>> start

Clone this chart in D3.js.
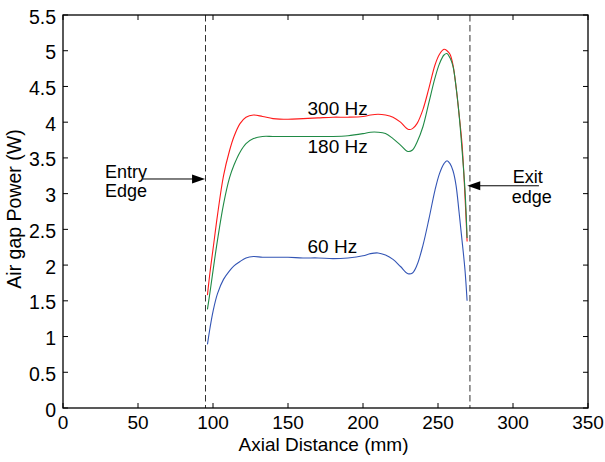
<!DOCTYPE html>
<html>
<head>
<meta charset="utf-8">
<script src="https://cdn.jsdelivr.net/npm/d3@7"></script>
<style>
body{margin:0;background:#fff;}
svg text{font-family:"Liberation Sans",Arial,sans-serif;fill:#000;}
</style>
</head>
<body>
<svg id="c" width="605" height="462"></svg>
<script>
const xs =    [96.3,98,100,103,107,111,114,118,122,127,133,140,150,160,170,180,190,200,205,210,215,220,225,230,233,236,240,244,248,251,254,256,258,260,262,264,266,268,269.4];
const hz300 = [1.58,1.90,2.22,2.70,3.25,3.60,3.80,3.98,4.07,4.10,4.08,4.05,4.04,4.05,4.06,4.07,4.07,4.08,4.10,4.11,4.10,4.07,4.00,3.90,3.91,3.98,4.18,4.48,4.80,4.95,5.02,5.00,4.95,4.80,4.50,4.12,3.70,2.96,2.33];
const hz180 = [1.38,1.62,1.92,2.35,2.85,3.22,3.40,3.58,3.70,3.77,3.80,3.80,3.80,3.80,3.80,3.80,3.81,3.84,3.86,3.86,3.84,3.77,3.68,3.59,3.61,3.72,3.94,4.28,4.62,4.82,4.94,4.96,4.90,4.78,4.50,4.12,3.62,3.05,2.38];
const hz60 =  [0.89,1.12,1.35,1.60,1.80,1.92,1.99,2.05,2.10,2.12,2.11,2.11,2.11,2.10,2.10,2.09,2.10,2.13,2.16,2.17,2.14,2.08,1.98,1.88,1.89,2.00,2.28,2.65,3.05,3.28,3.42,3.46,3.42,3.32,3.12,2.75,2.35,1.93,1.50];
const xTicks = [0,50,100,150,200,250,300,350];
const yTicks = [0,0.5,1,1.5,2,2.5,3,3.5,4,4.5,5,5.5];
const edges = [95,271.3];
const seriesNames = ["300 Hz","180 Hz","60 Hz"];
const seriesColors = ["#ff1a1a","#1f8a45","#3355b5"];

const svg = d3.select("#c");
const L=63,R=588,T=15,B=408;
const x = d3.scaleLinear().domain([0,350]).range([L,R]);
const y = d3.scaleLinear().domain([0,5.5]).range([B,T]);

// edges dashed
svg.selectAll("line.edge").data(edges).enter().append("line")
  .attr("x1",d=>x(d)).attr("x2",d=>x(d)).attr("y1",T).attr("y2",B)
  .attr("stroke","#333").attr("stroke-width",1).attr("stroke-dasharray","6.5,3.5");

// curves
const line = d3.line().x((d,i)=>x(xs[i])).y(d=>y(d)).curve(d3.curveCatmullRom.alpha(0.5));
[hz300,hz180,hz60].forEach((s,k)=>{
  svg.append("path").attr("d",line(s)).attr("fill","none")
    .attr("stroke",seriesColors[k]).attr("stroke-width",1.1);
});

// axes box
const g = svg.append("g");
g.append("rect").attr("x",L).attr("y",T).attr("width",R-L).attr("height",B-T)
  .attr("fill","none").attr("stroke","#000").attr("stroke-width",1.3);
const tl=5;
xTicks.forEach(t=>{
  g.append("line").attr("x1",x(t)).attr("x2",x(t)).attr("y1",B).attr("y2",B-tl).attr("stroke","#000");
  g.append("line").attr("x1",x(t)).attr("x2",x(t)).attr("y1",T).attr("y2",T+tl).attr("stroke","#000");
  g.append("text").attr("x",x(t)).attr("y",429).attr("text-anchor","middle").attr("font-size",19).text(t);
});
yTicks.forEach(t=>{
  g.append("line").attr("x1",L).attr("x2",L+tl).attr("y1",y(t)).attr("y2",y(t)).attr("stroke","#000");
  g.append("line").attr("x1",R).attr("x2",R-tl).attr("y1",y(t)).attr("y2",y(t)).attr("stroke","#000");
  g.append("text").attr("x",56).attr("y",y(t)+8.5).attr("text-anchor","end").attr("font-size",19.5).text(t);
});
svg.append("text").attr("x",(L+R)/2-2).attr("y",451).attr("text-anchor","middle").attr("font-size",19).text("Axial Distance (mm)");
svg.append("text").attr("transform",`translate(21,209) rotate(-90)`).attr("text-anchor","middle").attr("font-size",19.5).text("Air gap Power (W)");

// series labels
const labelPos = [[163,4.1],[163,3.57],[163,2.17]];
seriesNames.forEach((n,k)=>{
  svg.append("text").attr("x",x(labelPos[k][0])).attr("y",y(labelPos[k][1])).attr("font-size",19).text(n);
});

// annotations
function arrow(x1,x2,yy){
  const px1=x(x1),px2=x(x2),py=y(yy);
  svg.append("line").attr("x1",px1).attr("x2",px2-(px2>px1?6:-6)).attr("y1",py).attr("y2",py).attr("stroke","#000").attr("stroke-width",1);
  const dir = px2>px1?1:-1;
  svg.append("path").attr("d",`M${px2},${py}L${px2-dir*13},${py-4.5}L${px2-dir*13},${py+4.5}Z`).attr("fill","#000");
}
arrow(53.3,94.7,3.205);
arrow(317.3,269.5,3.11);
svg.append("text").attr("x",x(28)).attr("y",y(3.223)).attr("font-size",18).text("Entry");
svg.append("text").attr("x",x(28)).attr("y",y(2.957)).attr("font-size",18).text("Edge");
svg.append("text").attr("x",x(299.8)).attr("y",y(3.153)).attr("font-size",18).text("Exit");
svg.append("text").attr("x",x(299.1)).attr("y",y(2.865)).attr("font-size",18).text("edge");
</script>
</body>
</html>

>> end

**TASK TO CARRY OUT**
Reproduce the listing above exactly, excluding all pictures.

**RESULT FOR THIS EXERCISE**
Clone this chart in D3.js.
<!DOCTYPE html>
<html>
<head>
<meta charset="utf-8">
<script src="https://cdn.jsdelivr.net/npm/d3@7"></script>
<style>
body{margin:0;background:#fff;}
svg text{font-family:"Liberation Sans",Arial,sans-serif;fill:#000;}
</style>
</head>
<body>
<svg id="c" width="605" height="462"></svg>
<script>
const xs =    [96.3,98,100,103,107,111,114,118,122,127,133,140,150,160,170,180,190,200,205,210,215,220,225,230,233,236,240,244,248,251,254,256,258,260,262,264,266,268,269.4];
const hz300 = [1.58,1.90,2.22,2.70,3.25,3.60,3.80,3.98,4.07,4.10,4.08,4.05,4.04,4.05,4.06,4.07,4.07,4.08,4.10,4.11,4.10,4.07,4.00,3.90,3.91,3.98,4.18,4.48,4.80,4.95,5.02,5.00,4.95,4.80,4.50,4.12,3.70,2.96,2.33];
const hz180 = [1.38,1.62,1.92,2.35,2.85,3.22,3.40,3.58,3.70,3.77,3.80,3.80,3.80,3.80,3.80,3.80,3.81,3.84,3.86,3.86,3.84,3.77,3.68,3.59,3.61,3.72,3.94,4.28,4.62,4.82,4.94,4.96,4.90,4.78,4.50,4.12,3.62,3.05,2.38];
const hz60 =  [0.89,1.12,1.35,1.60,1.80,1.92,1.99,2.05,2.10,2.12,2.11,2.11,2.11,2.10,2.10,2.09,2.10,2.13,2.16,2.17,2.14,2.08,1.98,1.88,1.89,2.00,2.28,2.65,3.05,3.28,3.42,3.46,3.42,3.32,3.12,2.75,2.35,1.93,1.50];
const xTicks = [0,50,100,150,200,250,300,350];
const yTicks = [0,0.5,1,1.5,2,2.5,3,3.5,4,4.5,5,5.5];
const edges = [95,271.3];
const seriesNames = ["300 Hz","180 Hz","60 Hz"];
const seriesColors = ["#ff1a1a","#1f8a45","#3355b5"];

const svg = d3.select("#c");
const L=63,R=588,T=15,B=408;
const x = d3.scaleLinear().domain([0,350]).range([L,R]);
const y = d3.scaleLinear().domain([0,5.5]).range([B,T]);

// edges dashed
svg.selectAll("line.edge").data(edges).enter().append("line")
  .attr("x1",d=>x(d)).attr("x2",d=>x(d)).attr("y1",T).attr("y2",B)
  .attr("stroke","#333").attr("stroke-width",1).attr("stroke-dasharray","6.5,3.5");

// curves
const line = d3.line().x((d,i)=>x(xs[i])).y(d=>y(d)).curve(d3.curveCatmullRom.alpha(0.5));
[hz300,hz180,hz60].forEach((s,k)=>{
  svg.append("path").attr("d",line(s)).attr("fill","none")
    .attr("stroke",seriesColors[k]).attr("stroke-width",1.1);
});

// axes box
const g = svg.append("g");
g.append("rect").attr("x",L).attr("y",T).attr("width",R-L).attr("height",B-T)
  .attr("fill","none").attr("stroke","#000").attr("stroke-width",1.3);
const tl=5;
xTicks.forEach(t=>{
  g.append("line").attr("x1",x(t)).attr("x2",x(t)).attr("y1",B).attr("y2",B-tl).attr("stroke","#000");
  g.append("line").attr("x1",x(t)).attr("x2",x(t)).attr("y1",T).attr("y2",T+tl).attr("stroke","#000");
  g.append("text").attr("x",x(t)).attr("y",429).attr("text-anchor","middle").attr("font-size",19).text(t);
});
yTicks.forEach(t=>{
  g.append("line").attr("x1",L).attr("x2",L+tl).attr("y1",y(t)).attr("y2",y(t)).attr("stroke","#000");
  g.append("line").attr("x1",R).attr("x2",R-tl).attr("y1",y(t)).attr("y2",y(t)).attr("stroke","#000");
  g.append("text").attr("x",56).attr("y",y(t)+8.5).attr("text-anchor","end").attr("font-size",19.5).text(t);
});
svg.append("text").attr("x",(L+R)/2-2).attr("y",451).attr("text-anchor","middle").attr("font-size",19).text("Axial Distance (mm)");
svg.append("text").attr("transform",`translate(21,209) rotate(-90)`).attr("text-anchor","middle").attr("font-size",19.5).text("Air gap Power (W)");

// series labels
const labelPos = [[163,4.1],[163,3.57],[163,2.17]];
seriesNames.forEach((n,k)=>{
  svg.append("text").attr("x",x(labelPos[k][0])).attr("y",y(labelPos[k][1])).attr("font-size",19).text(n);
});

// annotations
function arrow(x1,x2,yy){
  const px1=x(x1),px2=x(x2),py=y(yy);
  svg.append("line").attr("x1",px1).attr("x2",px2-(px2>px1?6:-6)).attr("y1",py).attr("y2",py).attr("stroke","#000").attr("stroke-width",1);
  const dir = px2>px1?1:-1;
  svg.append("path").attr("d",`M${px2},${py}L${px2-dir*13},${py-4.5}L${px2-dir*13},${py+4.5}Z`).attr("fill","#000");
}
arrow(53.3,94.7,3.205);
arrow(317.3,269.5,3.11);
svg.append("text").attr("x",x(28)).attr("y",y(3.223)).attr("font-size",18).text("Entry");
svg.append("text").attr("x",x(28)).attr("y",y(2.957)).attr("font-size",18).text("Edge");
svg.append("text").attr("x",x(299.8)).attr("y",y(3.153)).attr("font-size",18).text("Exit");
svg.append("text").attr("x",x(299.1)).attr("y",y(2.865)).attr("font-size",18).text("edge");
</script>
</body>
</html>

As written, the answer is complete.